#### [Task requirements]
Only the lines between the line holding "Write the Plotly code for this chart." and the line holding "return (H - B - py) / PH", both of those included, should be copied exactly; drop the pictures.

#### [Entries supplied]
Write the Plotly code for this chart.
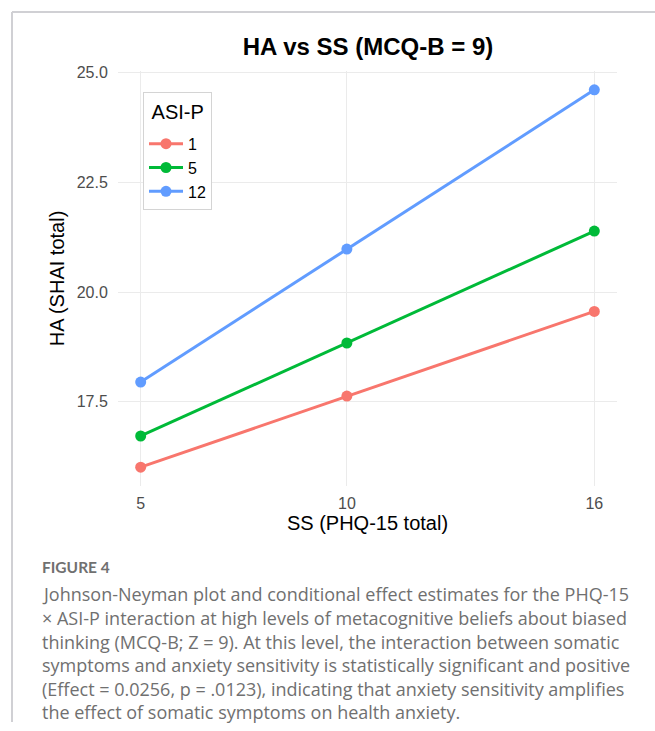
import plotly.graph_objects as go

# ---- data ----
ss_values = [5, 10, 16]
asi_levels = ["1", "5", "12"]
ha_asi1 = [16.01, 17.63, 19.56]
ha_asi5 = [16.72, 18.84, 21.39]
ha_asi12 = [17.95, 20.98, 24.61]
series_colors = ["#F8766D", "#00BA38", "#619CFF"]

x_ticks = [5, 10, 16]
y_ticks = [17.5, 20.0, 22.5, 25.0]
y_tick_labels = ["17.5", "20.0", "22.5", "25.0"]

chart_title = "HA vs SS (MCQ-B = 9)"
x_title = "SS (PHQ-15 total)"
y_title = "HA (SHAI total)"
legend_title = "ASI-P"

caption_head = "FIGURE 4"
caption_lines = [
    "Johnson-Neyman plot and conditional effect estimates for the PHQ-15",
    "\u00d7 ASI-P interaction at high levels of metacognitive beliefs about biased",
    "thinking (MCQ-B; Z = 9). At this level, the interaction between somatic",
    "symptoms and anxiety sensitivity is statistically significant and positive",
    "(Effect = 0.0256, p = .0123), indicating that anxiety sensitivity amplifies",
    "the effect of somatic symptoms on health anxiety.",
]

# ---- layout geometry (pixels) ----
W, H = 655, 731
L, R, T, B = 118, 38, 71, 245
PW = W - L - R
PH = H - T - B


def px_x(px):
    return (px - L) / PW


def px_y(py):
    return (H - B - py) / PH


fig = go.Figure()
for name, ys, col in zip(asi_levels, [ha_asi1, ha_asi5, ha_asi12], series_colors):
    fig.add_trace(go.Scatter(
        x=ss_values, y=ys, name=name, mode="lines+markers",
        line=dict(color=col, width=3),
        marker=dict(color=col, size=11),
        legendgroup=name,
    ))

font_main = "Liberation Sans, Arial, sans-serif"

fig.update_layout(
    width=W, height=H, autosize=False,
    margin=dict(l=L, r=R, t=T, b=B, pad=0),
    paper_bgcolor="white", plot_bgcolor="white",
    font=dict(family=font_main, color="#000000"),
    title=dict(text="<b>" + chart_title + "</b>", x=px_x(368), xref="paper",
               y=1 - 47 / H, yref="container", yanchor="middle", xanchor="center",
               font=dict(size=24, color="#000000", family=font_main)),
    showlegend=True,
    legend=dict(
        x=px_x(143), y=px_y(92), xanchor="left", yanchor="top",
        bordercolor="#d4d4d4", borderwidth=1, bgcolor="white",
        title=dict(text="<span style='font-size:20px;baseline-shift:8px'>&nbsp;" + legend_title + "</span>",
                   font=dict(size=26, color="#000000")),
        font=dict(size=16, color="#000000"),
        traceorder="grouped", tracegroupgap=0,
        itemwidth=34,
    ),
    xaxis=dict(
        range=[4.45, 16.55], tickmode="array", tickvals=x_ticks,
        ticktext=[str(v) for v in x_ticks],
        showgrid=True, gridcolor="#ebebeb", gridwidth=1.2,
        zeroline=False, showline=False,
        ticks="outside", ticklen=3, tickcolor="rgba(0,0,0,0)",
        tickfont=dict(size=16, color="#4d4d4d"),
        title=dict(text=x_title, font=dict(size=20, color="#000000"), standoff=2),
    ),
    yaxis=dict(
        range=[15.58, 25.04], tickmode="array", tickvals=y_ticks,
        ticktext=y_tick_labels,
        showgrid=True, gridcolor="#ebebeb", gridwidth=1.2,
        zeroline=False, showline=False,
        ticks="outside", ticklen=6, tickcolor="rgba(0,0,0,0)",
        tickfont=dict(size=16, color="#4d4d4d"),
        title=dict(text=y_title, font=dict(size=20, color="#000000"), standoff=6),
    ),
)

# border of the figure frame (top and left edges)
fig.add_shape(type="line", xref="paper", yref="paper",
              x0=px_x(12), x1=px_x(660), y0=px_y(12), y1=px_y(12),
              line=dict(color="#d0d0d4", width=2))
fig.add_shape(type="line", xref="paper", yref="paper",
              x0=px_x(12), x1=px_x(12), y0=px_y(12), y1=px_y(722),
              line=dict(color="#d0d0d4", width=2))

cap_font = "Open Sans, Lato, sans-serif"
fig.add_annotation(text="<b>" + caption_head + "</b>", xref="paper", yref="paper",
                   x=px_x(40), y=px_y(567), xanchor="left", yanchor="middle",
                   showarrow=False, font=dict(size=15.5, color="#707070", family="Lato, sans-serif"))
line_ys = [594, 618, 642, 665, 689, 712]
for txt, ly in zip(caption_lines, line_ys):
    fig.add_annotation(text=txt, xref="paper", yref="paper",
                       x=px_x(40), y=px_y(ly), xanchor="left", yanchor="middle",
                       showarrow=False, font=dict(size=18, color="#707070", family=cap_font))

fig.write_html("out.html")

--

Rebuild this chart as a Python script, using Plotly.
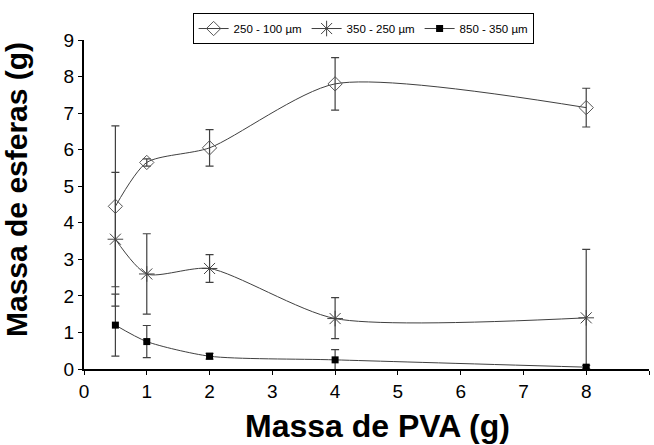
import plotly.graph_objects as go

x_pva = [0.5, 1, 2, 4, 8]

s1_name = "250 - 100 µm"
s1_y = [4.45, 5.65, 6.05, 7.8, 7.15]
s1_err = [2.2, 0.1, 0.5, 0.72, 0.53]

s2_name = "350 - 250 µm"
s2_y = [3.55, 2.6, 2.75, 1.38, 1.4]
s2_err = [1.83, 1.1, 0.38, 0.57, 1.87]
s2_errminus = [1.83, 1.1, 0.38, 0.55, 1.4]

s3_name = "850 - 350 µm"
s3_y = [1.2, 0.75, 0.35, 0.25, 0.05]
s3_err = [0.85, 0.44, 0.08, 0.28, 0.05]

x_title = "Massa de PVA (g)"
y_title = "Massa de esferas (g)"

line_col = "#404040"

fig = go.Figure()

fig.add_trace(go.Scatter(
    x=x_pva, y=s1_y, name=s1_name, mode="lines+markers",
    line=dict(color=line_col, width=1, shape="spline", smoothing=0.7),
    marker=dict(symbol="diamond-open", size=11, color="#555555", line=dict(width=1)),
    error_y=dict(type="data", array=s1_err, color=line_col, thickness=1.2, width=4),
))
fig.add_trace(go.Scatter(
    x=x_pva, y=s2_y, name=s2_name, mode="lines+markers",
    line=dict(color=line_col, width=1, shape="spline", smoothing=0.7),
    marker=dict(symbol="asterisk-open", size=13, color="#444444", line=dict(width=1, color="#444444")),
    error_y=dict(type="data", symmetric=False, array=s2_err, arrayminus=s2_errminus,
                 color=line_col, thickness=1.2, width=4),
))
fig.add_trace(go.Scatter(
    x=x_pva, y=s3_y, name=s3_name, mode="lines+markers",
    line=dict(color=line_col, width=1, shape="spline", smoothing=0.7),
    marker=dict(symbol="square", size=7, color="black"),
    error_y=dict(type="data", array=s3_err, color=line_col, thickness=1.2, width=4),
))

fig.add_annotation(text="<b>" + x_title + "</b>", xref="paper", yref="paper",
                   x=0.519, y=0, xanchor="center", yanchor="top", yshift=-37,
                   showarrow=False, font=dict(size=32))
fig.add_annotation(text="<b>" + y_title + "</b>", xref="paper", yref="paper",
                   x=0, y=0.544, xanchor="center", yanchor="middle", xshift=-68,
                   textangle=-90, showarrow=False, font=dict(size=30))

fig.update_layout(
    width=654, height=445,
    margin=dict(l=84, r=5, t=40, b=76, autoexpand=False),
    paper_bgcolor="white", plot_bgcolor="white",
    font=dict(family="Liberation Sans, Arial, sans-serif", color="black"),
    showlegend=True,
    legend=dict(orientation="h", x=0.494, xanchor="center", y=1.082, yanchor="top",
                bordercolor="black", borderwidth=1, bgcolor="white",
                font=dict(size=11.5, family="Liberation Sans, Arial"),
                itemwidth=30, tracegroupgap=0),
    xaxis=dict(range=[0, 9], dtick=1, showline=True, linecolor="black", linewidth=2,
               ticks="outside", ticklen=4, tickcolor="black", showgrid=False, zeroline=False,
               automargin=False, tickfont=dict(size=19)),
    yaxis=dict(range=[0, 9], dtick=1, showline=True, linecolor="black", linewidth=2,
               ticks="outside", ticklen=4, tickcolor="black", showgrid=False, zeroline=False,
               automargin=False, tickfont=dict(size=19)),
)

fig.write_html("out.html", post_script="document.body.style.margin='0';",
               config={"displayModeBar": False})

#### [Correct response]
Write the Plotly code for this chart.
import plotly.graph_objects as go

# ---- data ----
ss_values = [5, 10, 16]
asi_levels = ["1", "5", "12"]
ha_asi1 = [16.01, 17.63, 19.56]
ha_asi5 = [16.72, 18.84, 21.39]
ha_asi12 = [17.95, 20.98, 24.61]
series_colors = ["#F8766D", "#00BA38", "#619CFF"]

x_ticks = [5, 10, 16]
y_ticks = [17.5, 20.0, 22.5, 25.0]
y_tick_labels = ["17.5", "20.0", "22.5", "25.0"]

chart_title = "HA vs SS (MCQ-B = 9)"
x_title = "SS (PHQ-15 total)"
y_title = "HA (SHAI total)"
legend_title = "ASI-P"

caption_head = "FIGURE 4"
caption_lines = [
    "Johnson-Neyman plot and conditional effect estimates for the PHQ-15",
    "\u00d7 ASI-P interaction at high levels of metacognitive beliefs about biased",
    "thinking (MCQ-B; Z = 9). At this level, the interaction between somatic",
    "symptoms and anxiety sensitivity is statistically significant and positive",
    "(Effect = 0.0256, p = .0123), indicating that anxiety sensitivity amplifies",
    "the effect of somatic symptoms on health anxiety.",
]

# ---- layout geometry (pixels) ----
W, H = 655, 731
L, R, T, B = 118, 38, 71, 245
PW = W - L - R
PH = H - T - B


def px_x(px):
    return (px - L) / PW


def px_y(py):
    return (H - B - py) / PH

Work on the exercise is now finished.